The defenseman said the team’s overall success is encouraging, but that the Preds aren’t satisfied with any part of their game lacking. That’s why the group has continued to try new options in practices and game situations.
“I think [the power play] is becoming more of a concern,” Ellis said. “The first few games it was trying to get used to each other and finding the chemistry, and that’s what we’re still looking for. The deeper you go into the season, if nothing gets better then something has to change. But we’re working on it and we’re trying new things. As long as our 5-on-5 play stays strong, I think we’ll still be happy with our game.”
Laviolette on building off of a win over St. Louis:
“This whole month is filled with good challenges for our club and good hockey teams. I do think when you face a team like St. Louis, the Kings or the Penguins for example, they bring out the best in your club. And there’s a little bit more excitement in those games just based on what those teams have done in the League for the past few years. We’re excited to leave the St. Louis game with a win and move on to the next test.”

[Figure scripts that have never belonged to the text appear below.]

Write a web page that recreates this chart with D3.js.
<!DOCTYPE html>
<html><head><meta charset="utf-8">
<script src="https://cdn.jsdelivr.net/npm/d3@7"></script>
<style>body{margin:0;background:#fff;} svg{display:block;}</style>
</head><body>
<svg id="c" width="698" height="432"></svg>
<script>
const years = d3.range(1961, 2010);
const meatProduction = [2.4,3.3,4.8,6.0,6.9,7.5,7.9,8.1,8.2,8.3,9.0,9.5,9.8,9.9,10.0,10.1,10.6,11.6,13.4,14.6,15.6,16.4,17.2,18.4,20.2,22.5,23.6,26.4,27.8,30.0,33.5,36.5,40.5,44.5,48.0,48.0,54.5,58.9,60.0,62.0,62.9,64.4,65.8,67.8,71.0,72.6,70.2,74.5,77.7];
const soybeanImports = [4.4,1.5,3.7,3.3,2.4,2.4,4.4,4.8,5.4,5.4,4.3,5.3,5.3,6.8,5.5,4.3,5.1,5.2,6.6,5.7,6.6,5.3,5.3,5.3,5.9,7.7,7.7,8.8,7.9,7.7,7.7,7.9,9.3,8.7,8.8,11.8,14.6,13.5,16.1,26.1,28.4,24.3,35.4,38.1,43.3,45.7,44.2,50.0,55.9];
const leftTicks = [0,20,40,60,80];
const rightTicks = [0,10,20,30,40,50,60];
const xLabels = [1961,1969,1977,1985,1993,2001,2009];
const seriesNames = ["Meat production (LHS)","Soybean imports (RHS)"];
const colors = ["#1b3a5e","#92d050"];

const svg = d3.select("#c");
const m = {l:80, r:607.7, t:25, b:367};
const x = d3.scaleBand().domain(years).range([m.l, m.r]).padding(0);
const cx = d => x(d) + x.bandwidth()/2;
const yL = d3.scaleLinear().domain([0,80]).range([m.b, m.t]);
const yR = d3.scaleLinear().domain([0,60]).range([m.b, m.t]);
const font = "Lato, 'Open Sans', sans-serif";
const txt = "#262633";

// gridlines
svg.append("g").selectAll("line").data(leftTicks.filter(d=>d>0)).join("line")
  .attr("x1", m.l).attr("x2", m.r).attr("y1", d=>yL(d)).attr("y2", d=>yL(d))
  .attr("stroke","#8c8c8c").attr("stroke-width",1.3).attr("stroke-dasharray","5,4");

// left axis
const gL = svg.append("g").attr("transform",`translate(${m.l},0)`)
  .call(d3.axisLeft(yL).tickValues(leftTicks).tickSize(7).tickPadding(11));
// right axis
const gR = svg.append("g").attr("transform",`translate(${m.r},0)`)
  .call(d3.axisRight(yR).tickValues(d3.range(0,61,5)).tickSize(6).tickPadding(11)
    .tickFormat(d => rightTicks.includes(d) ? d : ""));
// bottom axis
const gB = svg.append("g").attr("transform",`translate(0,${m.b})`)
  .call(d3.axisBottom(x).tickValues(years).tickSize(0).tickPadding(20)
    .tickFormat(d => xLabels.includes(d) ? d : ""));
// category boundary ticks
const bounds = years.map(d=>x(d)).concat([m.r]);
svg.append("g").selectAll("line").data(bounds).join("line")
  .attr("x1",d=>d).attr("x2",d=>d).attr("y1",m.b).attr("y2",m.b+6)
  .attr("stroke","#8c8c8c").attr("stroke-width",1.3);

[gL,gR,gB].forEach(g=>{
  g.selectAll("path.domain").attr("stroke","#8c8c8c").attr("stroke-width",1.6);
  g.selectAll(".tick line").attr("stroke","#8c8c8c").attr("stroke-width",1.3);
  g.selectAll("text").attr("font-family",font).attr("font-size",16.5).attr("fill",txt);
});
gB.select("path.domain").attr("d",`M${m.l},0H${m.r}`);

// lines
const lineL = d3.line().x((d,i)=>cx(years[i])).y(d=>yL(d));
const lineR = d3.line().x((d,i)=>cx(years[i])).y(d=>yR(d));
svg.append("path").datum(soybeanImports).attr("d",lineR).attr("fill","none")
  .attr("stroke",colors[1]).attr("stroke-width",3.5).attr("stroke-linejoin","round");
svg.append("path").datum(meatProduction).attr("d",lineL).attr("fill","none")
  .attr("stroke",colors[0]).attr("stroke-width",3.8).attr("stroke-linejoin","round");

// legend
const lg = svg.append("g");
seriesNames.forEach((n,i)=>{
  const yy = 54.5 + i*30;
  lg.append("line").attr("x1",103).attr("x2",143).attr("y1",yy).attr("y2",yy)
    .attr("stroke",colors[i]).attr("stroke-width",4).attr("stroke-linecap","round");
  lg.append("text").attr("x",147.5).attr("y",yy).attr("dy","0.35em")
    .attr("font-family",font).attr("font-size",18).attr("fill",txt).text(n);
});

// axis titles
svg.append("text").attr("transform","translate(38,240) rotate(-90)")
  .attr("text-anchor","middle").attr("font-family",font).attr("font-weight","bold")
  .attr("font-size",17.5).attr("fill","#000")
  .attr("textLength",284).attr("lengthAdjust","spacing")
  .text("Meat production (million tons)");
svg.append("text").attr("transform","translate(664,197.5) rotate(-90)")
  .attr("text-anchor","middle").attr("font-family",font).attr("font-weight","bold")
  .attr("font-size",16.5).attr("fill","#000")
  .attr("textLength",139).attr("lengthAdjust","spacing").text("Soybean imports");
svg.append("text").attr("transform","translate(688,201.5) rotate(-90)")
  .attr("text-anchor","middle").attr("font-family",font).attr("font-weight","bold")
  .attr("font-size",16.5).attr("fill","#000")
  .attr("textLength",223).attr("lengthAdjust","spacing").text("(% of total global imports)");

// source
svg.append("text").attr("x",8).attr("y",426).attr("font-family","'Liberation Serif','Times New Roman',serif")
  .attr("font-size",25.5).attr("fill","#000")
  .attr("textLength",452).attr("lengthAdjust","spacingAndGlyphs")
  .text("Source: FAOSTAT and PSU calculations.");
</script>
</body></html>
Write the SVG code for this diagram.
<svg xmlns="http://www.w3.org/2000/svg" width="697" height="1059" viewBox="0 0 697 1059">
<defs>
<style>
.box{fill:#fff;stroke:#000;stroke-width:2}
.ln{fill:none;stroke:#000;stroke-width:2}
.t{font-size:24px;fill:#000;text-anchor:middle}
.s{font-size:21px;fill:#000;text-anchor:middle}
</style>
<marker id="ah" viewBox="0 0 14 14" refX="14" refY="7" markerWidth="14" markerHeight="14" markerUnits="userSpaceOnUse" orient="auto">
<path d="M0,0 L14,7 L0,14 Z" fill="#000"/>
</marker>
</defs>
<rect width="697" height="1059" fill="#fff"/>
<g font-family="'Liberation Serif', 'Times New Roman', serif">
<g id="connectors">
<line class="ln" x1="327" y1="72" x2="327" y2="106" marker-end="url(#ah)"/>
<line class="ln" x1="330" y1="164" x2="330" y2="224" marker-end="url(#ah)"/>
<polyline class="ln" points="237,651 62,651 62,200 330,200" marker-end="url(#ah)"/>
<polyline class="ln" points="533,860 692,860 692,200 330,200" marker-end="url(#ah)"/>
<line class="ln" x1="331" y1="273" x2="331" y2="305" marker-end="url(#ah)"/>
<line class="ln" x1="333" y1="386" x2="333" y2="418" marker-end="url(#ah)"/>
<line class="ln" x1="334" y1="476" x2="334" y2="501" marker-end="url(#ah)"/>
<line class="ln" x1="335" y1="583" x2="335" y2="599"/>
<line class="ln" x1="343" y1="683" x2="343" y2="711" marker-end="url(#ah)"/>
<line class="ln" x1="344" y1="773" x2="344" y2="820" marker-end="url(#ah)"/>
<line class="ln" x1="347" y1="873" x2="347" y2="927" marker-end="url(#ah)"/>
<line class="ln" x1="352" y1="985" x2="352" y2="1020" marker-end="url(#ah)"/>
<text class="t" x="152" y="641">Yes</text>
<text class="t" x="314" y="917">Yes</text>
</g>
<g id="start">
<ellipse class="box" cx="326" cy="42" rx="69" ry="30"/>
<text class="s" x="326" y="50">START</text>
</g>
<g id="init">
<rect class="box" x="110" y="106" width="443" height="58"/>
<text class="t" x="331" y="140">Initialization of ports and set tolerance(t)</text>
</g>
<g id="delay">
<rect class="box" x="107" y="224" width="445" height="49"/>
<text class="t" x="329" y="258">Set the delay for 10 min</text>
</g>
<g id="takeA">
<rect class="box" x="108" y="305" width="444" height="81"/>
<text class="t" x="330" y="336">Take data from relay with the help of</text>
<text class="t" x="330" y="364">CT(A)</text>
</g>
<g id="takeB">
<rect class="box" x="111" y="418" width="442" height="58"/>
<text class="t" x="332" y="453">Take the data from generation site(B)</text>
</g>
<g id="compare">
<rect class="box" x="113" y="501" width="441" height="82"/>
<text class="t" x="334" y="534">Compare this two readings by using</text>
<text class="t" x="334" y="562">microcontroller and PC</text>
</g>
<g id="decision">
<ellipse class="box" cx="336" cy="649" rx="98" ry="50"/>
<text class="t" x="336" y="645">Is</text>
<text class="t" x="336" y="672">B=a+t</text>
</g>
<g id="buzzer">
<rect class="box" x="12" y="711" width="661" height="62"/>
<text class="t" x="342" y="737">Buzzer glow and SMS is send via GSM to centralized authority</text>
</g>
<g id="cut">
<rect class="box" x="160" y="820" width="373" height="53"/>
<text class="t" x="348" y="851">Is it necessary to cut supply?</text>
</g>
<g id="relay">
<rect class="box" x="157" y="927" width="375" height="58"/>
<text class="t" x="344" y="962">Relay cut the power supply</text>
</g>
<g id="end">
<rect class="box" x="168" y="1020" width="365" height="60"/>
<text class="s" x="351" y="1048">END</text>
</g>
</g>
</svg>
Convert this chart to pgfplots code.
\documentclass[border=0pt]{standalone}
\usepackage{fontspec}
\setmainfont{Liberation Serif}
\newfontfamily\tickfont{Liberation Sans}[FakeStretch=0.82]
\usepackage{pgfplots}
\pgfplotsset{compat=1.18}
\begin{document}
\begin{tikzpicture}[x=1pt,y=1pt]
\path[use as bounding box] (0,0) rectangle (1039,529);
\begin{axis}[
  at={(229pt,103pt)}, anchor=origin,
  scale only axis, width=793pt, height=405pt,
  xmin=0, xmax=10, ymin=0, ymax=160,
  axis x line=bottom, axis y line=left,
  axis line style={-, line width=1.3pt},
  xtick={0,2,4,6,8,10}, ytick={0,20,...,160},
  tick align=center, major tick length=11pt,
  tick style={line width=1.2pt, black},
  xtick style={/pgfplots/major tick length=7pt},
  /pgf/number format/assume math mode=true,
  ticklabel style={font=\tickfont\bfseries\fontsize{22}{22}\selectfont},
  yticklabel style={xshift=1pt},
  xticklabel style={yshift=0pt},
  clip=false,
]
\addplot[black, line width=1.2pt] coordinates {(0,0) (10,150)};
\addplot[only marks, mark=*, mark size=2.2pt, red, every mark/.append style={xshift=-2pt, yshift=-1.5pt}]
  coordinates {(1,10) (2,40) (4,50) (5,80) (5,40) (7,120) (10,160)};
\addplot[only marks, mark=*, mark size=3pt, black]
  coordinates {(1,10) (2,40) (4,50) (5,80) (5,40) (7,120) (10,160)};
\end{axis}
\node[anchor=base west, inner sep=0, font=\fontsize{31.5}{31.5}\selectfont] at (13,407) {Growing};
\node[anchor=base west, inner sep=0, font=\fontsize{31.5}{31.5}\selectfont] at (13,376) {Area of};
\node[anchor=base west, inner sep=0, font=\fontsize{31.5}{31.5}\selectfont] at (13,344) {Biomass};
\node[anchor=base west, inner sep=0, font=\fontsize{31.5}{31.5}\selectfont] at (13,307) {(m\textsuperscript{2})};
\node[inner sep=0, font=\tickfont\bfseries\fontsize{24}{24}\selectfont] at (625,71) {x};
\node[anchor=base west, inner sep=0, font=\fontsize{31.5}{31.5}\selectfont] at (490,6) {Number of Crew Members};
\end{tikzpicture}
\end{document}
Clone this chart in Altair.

Rinne on beating Martin Brodeur and the Blues:
“It is always cool to play against one of the greatest goalies in the game and to beat him. I didn’t think that game was a goalie duel or anything like that. It was both teams scoring a lot of goals and we came out on top. Any time you beat St. Louis it’s cool and any when that happens and Marty is in net, it’s a little bit more special.”
Ekholm on beating the Blues and Blackhawks in two-straight games:
“It would be big. It would be a statement to beat them both in a row like that. We’ve beaten those teams before and made those kinds of statements previously, but those wins would [reiterate] that. It would also give us an even bigger boost and show we can really beat any team in this League.”